- [TASK DIRECTIONS] Extract, unchanged, every line from the top of the material below through the line with "series_name = 'GDP占比%'", and no more.

- [SUPPLIED MATERIAL]
—————

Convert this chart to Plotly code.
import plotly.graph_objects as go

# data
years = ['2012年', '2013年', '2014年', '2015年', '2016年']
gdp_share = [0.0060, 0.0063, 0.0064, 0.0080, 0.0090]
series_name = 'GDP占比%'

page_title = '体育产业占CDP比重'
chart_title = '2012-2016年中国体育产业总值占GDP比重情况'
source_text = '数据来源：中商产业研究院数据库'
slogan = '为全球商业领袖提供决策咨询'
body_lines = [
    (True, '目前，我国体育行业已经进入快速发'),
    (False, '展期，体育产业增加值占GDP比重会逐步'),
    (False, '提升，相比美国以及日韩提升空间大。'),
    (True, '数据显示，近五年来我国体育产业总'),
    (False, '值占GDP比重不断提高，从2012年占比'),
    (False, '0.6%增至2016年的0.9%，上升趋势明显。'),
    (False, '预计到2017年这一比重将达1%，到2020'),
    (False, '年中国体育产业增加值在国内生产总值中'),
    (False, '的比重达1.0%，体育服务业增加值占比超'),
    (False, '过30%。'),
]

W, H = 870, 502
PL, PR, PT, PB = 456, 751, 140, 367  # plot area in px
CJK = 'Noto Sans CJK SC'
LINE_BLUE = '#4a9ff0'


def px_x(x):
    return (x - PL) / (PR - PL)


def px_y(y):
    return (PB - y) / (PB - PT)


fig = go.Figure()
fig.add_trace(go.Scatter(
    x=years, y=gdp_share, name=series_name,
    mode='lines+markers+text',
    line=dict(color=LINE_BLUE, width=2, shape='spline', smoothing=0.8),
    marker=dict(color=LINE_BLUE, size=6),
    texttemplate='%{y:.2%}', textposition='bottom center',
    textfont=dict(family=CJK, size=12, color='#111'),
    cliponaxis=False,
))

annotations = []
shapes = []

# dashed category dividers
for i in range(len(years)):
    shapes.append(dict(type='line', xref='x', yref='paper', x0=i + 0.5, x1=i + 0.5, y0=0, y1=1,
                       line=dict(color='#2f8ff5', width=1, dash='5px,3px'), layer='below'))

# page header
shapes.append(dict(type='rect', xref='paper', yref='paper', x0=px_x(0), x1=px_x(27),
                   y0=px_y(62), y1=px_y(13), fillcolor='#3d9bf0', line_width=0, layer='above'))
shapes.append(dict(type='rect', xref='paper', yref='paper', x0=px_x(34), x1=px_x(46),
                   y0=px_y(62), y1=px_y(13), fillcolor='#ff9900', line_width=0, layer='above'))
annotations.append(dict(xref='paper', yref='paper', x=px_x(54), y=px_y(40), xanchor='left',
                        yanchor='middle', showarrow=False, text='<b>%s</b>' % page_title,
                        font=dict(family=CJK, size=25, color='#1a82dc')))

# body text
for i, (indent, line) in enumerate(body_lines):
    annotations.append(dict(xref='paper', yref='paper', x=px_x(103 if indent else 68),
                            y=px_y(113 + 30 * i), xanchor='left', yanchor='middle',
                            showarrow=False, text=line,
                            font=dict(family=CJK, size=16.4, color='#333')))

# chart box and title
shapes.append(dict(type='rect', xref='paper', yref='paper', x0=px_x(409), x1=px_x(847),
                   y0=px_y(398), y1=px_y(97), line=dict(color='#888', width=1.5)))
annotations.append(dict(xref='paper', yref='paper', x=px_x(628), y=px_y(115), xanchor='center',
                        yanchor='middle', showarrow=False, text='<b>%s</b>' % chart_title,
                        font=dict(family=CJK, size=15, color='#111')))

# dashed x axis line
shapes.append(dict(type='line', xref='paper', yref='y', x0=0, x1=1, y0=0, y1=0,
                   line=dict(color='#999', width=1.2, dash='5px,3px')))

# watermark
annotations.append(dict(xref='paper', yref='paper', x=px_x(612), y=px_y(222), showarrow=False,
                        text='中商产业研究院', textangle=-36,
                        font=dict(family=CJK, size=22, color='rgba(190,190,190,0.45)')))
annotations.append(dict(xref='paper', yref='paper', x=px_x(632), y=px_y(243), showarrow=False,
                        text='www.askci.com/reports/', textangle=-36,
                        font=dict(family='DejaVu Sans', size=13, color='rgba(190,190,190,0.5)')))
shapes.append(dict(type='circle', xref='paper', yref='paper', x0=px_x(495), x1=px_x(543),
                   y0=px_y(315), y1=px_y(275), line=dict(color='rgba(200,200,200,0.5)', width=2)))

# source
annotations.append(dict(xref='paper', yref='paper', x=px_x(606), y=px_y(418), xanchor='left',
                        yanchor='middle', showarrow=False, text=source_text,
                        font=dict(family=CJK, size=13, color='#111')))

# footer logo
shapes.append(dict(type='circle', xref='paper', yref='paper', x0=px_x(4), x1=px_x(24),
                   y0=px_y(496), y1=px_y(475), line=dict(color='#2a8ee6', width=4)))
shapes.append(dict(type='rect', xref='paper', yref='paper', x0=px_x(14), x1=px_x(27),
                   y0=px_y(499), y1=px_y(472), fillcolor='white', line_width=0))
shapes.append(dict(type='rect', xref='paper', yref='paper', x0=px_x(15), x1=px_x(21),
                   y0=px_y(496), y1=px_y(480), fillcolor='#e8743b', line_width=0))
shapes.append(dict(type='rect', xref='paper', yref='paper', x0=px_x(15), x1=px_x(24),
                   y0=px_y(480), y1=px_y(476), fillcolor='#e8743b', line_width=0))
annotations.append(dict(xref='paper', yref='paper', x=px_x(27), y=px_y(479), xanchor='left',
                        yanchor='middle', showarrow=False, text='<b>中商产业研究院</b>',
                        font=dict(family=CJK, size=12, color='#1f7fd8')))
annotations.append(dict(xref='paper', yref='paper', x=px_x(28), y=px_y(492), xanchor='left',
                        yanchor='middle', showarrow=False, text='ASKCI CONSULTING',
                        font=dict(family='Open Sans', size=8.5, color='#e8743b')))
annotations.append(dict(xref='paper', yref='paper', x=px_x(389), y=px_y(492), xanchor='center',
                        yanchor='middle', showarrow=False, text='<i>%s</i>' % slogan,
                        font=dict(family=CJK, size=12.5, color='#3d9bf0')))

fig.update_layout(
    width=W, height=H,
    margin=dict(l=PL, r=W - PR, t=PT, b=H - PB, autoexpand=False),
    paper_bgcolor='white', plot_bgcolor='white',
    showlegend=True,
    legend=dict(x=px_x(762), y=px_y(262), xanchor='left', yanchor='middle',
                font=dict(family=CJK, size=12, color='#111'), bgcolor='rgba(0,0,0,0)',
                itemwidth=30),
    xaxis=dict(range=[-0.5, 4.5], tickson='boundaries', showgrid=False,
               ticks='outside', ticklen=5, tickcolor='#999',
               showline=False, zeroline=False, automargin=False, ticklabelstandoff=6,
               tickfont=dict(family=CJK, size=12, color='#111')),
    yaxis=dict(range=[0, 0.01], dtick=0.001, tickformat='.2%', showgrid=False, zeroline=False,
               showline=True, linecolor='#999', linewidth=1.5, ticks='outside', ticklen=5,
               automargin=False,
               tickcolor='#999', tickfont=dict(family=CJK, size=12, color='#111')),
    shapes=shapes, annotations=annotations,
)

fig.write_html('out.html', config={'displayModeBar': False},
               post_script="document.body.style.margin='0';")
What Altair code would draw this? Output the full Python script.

—————

- [TASK RESPONSE]
Convert this chart to Plotly code.
import plotly.graph_objects as go

# data
years = ['2012年', '2013年', '2014年', '2015年', '2016年']
gdp_share = [0.0060, 0.0063, 0.0064, 0.0080, 0.0090]
series_name = 'GDP占比%'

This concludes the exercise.